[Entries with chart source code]
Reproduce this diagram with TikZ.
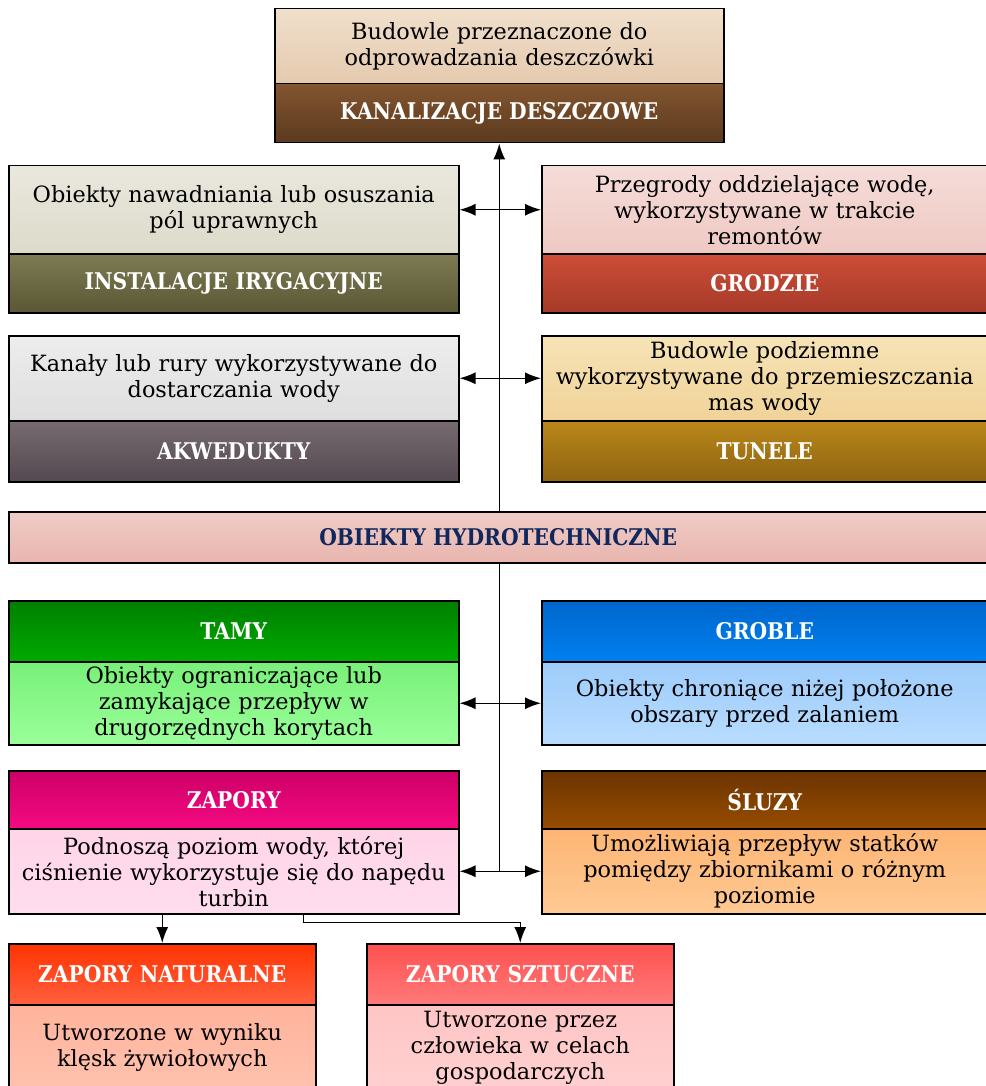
\documentclass[tikz,border=0pt]{standalone}
\usepackage{fontspec}
\setmainfont{DejaVu Serif}
\newfontfamily\hdfont{DejaVu Serif}[FakeStretch=0.88]
\usetikzlibrary{arrows.meta}

\definecolor{kanT1}{HTML}{F0DFCC}\definecolor{kanT2}{HTML}{E5CAAE}
\definecolor{kanH1}{HTML}{835530}\definecolor{kanH2}{HTML}{5B3A1E}
\definecolor{irT1}{HTML}{EAE8DD}\definecolor{irT2}{HTML}{DCDACA}
\definecolor{irH1}{HTML}{7D7B52}\definecolor{irH2}{HTML}{5A5835}
\definecolor{grT1}{HTML}{F5DCD8}\definecolor{grT2}{HTML}{EFC9C3}
\definecolor{grH1}{HTML}{CD4E38}\definecolor{grH2}{HTML}{A53A28}
\definecolor{akT1}{HTML}{EEEDEE}\definecolor{akT2}{HTML}{DFDEDF}
\definecolor{akH1}{HTML}{776B71}\definecolor{akH2}{HTML}{544950}
\definecolor{tuT1}{HTML}{F6E3B6}\definecolor{tuT2}{HTML}{F0D398}
\definecolor{tuH1}{HTML}{BA871A}\definecolor{tuH2}{HTML}{8E6412}
\definecolor{ob1}{HTML}{F0CCC6}\definecolor{ob2}{HTML}{E8B5AE}
\definecolor{obtxt}{HTML}{10285E}
\definecolor{tamH1}{HTML}{007F00}\definecolor{tamH2}{HTML}{00AA00}
\definecolor{tamT1}{HTML}{78F078}\definecolor{tamT2}{HTML}{9AFF9A}
\definecolor{grobH1}{HTML}{0066CC}\definecolor{grobH2}{HTML}{0080F0}
\definecolor{grobT1}{HTML}{9ECCFA}\definecolor{grobT2}{HTML}{B8DCFF}
\definecolor{zapH1}{HTML}{CC0066}\definecolor{zapH2}{HTML}{F50A82}
\definecolor{zapT1}{HTML}{FFD5E8}\definecolor{zapT2}{HTML}{FFDDEE}
\definecolor{sluH1}{HTML}{6B3400}\definecolor{sluH2}{HTML}{974C00}
\definecolor{sluT1}{HTML}{FDB574}\definecolor{sluT2}{HTML}{FFC993}
\definecolor{natH1}{HTML}{FF3300}\definecolor{natH2}{HTML}{FF6040}
\definecolor{natT1}{HTML}{FFB39C}\definecolor{natT2}{HTML}{FFC2AE}
\definecolor{sztH1}{HTML}{FF5050}\definecolor{sztH2}{HTML}{FF7A7A}
\definecolor{sztT1}{HTML}{FFC5C5}\definecolor{sztT2}{HTML}{FFD0D0}

\begin{document}
\begin{tikzpicture}[x=1pt,y=-1pt,>={Latex[length=16pt,width=12pt]},line width=1.4pt,
  box/.style={draw,line width=1.5pt,anchor=north west,inner sep=0pt,align=center},
  txt/.style={box,font=\fontsize{22.4}{26}\selectfont},
  hd/.style={box,font=\hdfont\fontsize{23}{26}\selectfont\bfseries,text=white},
  lcol/.style={minimum width=450pt,text width=444pt},
  rcol/.style={minimum width=446pt,text width=440pt},
  dcol/.style={minimum width=307pt,text width=301pt}]
\useasboundingbox (0,0) rectangle (985,1086);
% top
\node[txt,minimum width=449pt,text width=443pt,minimum height=75pt,top color=kanT1,bottom color=kanT2] (kanTxt) at (274,8) {Budowle przeznaczone do\\odprowadzania deszczówki};
\node[hd,minimum width=449pt,minimum height=59pt,top color=kanH1,bottom color=kanH2] (kanHd) at (274,83) {KANALIZACJE DESZCZOWE};
% row 1
\node[txt,lcol,minimum height=88pt,top color=irT1,bottom color=irT2] (irTxt) at (8,165) {Obiekty nawadniania lub osuszania\\pól uprawnych};
\node[hd,lcol,minimum height=59pt,top color=irH1,bottom color=irH2] (irHd) at (8,253) {INSTALACJE IRYGACYJNE};
\node[txt,rcol,minimum height=88pt,top color=grT1,bottom color=grT2] (grTxt) at (541,165) {Przegrody oddzielające wodę,\\wykorzystywane w trakcie\\remontów};
\node[hd,rcol,minimum height=59pt,top color=grH1,bottom color=grH2] (grHd) at (541,253) {GRODZIE};
% row 2
\node[txt,lcol,minimum height=85pt,top color=akT1,bottom color=akT2] (akTxt) at (8,335) {Kanały lub rury wykorzystywane do\\dostarczania wody};
\node[hd,lcol,minimum height=61pt,top color=akH1,bottom color=akH2] (akHd) at (8,420) {AKWEDUKTY};
\node[txt,rcol,minimum height=85pt,top color=tuT1,bottom color=tuT2] (tuTxt) at (541,335) {Budowle podziemne\\wykorzystywane do przemieszczania\\mas wody};
\node[hd,rcol,minimum height=61pt,top color=tuH1,bottom color=tuH2] (tuHd) at (541,420) {TUNELE};
% centre
\node[hd,minimum width=979pt,minimum height=51pt,top color=ob1,bottom color=ob2,text=obtxt] (obiekty) at (8,511) {OBIEKTY HYDROTECHNICZNE};
% row 3
\node[hd,lcol,minimum height=61pt,top color=tamH1,bottom color=tamH2] (tamHd) at (8,600) {TAMY};
\node[txt,lcol,minimum height=83pt,top color=tamT1,bottom color=tamT2] (tamTxt) at (8,661) {Obiekty ograniczające lub\\zamykające przepływ w\\drugorzędnych korytach};
\node[hd,rcol,minimum height=61pt,top color=grobH1,bottom color=grobH2] (grobHd) at (541,600) {GROBLE};
\node[txt,rcol,minimum height=83pt,top color=grobT1,bottom color=grobT2] (grobTxt) at (541,661) {Obiekty chroniące niżej położone\\obszary przed zalaniem};
% row 4
\node[hd,lcol,minimum height=58pt,top color=zapH1,bottom color=zapH2] (zapHd) at (8,770) {ZAPORY};
\node[txt,lcol,minimum height=85pt,top color=zapT1,bottom color=zapT2] (zapTxt) at (8,828) {Podnoszą poziom wody, której\\ciśnienie wykorzystuje się do napędu\\turbin};
\node[hd,rcol,minimum height=58pt,top color=sluH1,bottom color=sluH2] (sluHd) at (541,770) {ŚLUZY};
\node[txt,rcol,minimum height=85pt,top color=sluT1,bottom color=sluT2] (sluTxt) at (541,828) {Umożliwiają przepływ statków\\pomiędzy zbiornikami o różnym\\poziomie};
% bottom
\node[hd,dcol,minimum height=61pt,top color=natH1,bottom color=natH2] (natHd) at (8,943) {ZAPORY NATURALNE};
\node[txt,dcol,minimum height=86pt,top color=natT1,bottom color=natT2] (natTxt) at (8,1004) {Utworzone w wyniku\\klęsk żywiołowych};
\node[hd,dcol,minimum height=61pt,top color=sztH1,bottom color=sztH2] (sztHd) at (366,943) {ZAPORY SZTUCZNE};
\node[txt,dcol,minimum height=86pt,top color=sztT1,bottom color=sztT2] (sztTxt) at (366,1004) {Utworzone przez\\człowieka w celach\\gospodarczych};
% connectors
\draw[->] (obiekty.north -| kanHd.south) -- (kanHd.south);
\draw (obiekty.south -| kanHd.south) -- (kanHd.south |- zapTxt.east);
\draw[<->] (irTxt.east) -- (grTxt.west);
\draw[<->] (akTxt.east) -- (tuTxt.west);
\draw[<->] (tamTxt.east) -- (grobTxt.west);
\draw[<->] (zapTxt.east) -- (sluTxt.west);
\draw[->] (zapTxt.south -| natHd.north) -- (natHd.north);
\draw[->] ([xshift=70pt]zapTxt.south) -- ++(0,8) -| (sztHd.north);
\end{tikzpicture}
\end{document}
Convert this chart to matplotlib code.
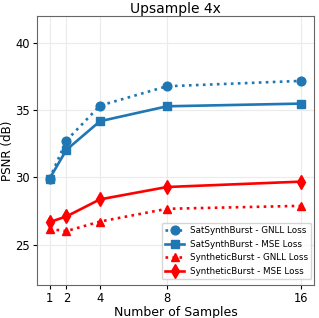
import matplotlib
matplotlib.use("Agg")
import matplotlib.pyplot as plt

samples = [1, 2, 4, 8, 16]
sat_gnll = [29.9, 32.73, 35.33, 36.77, 37.17]
sat_mse = [29.9, 32.04, 34.17, 35.28, 35.48]
syn_gnll = [26.16, 26.0, 26.71, 27.66, 27.88]
syn_mse = [26.67, 27.09, 28.36, 29.28, 29.68]

fig = plt.figure(figsize=(3.19, 3.18), dpi=100)
ax = fig.add_axes([0.116, 0.104, 0.868, 0.846])

blue = "#1f77b4"
lw = 1.9
ms = 6.3
ax.plot(samples, sat_gnll, ':', color=blue, marker='o', lw=lw, ms=ms, label="SatSynthBurst - GNLL Loss")
ax.plot(samples, sat_mse, '-', color=blue, marker='s', lw=lw, ms=ms, label="SatSynthBurst - MSE Loss")
ax.plot(samples, syn_gnll, ':', color='red', marker='^', lw=lw, ms=ms, label="SyntheticBurst - GNLL Loss")
ax.plot(samples, syn_mse, '-', color='red', marker='d', lw=lw, ms=ms + 1, label="SyntheticBurst - MSE Loss")

ax.set_xticks(samples)
ax.set_xticklabels([str(s) for s in samples])
ax.set_yticks([25, 30, 35, 40])
ax.set_ylim(22, 42)
ax.set_xlim(0.25, 16.75)
ax.tick_params(labelsize=8.3, length=3, pad=2)
ax.grid(True, color="#ebebeb", lw=0.8)
ax.set_axisbelow(True)
for s in ax.spines.values():
    s.set_color("#666666")
ax.set_title("Upsample 4x", fontsize=10, pad=2)
ax.set_xlabel("Number of Samples", fontsize=9, labelpad=1)
ax.set_ylabel("PSNR (dB)", fontsize=8.6, labelpad=1)
ax.legend(loc="lower right", bbox_to_anchor=(1.0, 0.012), fontsize=6.3,
          handlelength=2.2, borderpad=0.4, labelspacing=0.5, borderaxespad=0.3,
          handletextpad=0.6)

fig.savefig("out.png", dpi=100)
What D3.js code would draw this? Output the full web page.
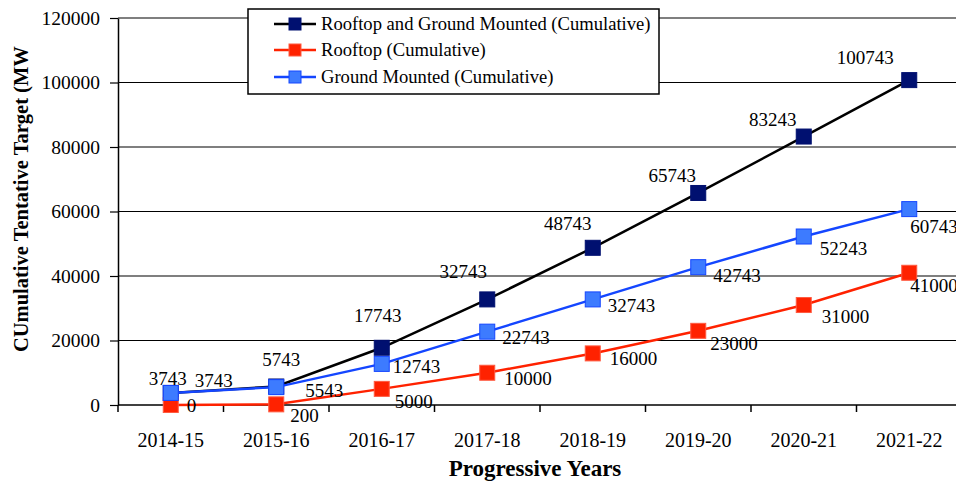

Task - Copy out only the lines beginning at the line with "Convert this chart to matplotlib code." and ending at the last line of the entries. Keep them exact; drop pictures.

Exercise solution -
Convert this chart to matplotlib code.
import matplotlib
matplotlib.use("Agg")
import matplotlib.pyplot as plt

samples = [1, 2, 4, 8, 16]
sat_gnll = [29.9, 32.73, 35.33, 36.77, 37.17]
sat_mse = [29.9, 32.04, 34.17, 35.28, 35.48]
syn_gnll = [26.16, 26.0, 26.71, 27.66, 27.88]
syn_mse = [26.67, 27.09, 28.36, 29.28, 29.68]

fig = plt.figure(figsize=(3.19, 3.18), dpi=100)
ax = fig.add_axes([0.116, 0.104, 0.868, 0.846])

blue = "#1f77b4"
lw = 1.9
ms = 6.3
ax.plot(samples, sat_gnll, ':', color=blue, marker='o', lw=lw, ms=ms, label="SatSynthBurst - GNLL Loss")
ax.plot(samples, sat_mse, '-', color=blue, marker='s', lw=lw, ms=ms, label="SatSynthBurst - MSE Loss")
ax.plot(samples, syn_gnll, ':', color='red', marker='^', lw=lw, ms=ms, label="SyntheticBurst - GNLL Loss")
ax.plot(samples, syn_mse, '-', color='red', marker='d', lw=lw, ms=ms + 1, label="SyntheticBurst - MSE Loss")

ax.set_xticks(samples)
ax.set_xticklabels([str(s) for s in samples])
ax.set_yticks([25, 30, 35, 40])
ax.set_ylim(22, 42)
ax.set_xlim(0.25, 16.75)
ax.tick_params(labelsize=8.3, length=3, pad=2)
ax.grid(True, color="#ebebeb", lw=0.8)
ax.set_axisbelow(True)
for s in ax.spines.values():
    s.set_color("#666666")
ax.set_title("Upsample 4x", fontsize=10, pad=2)
ax.set_xlabel("Number of Samples", fontsize=9, labelpad=1)
ax.set_ylabel("PSNR (dB)", fontsize=8.6, labelpad=1)
ax.legend(loc="lower right", bbox_to_anchor=(1.0, 0.012), fontsize=6.3,
          handlelength=2.2, borderpad=0.4, labelspacing=0.5, borderaxespad=0.3,
          handletextpad=0.6)

fig.savefig("out.png", dpi=100)
What D3.js code would draw this? Output the full web page.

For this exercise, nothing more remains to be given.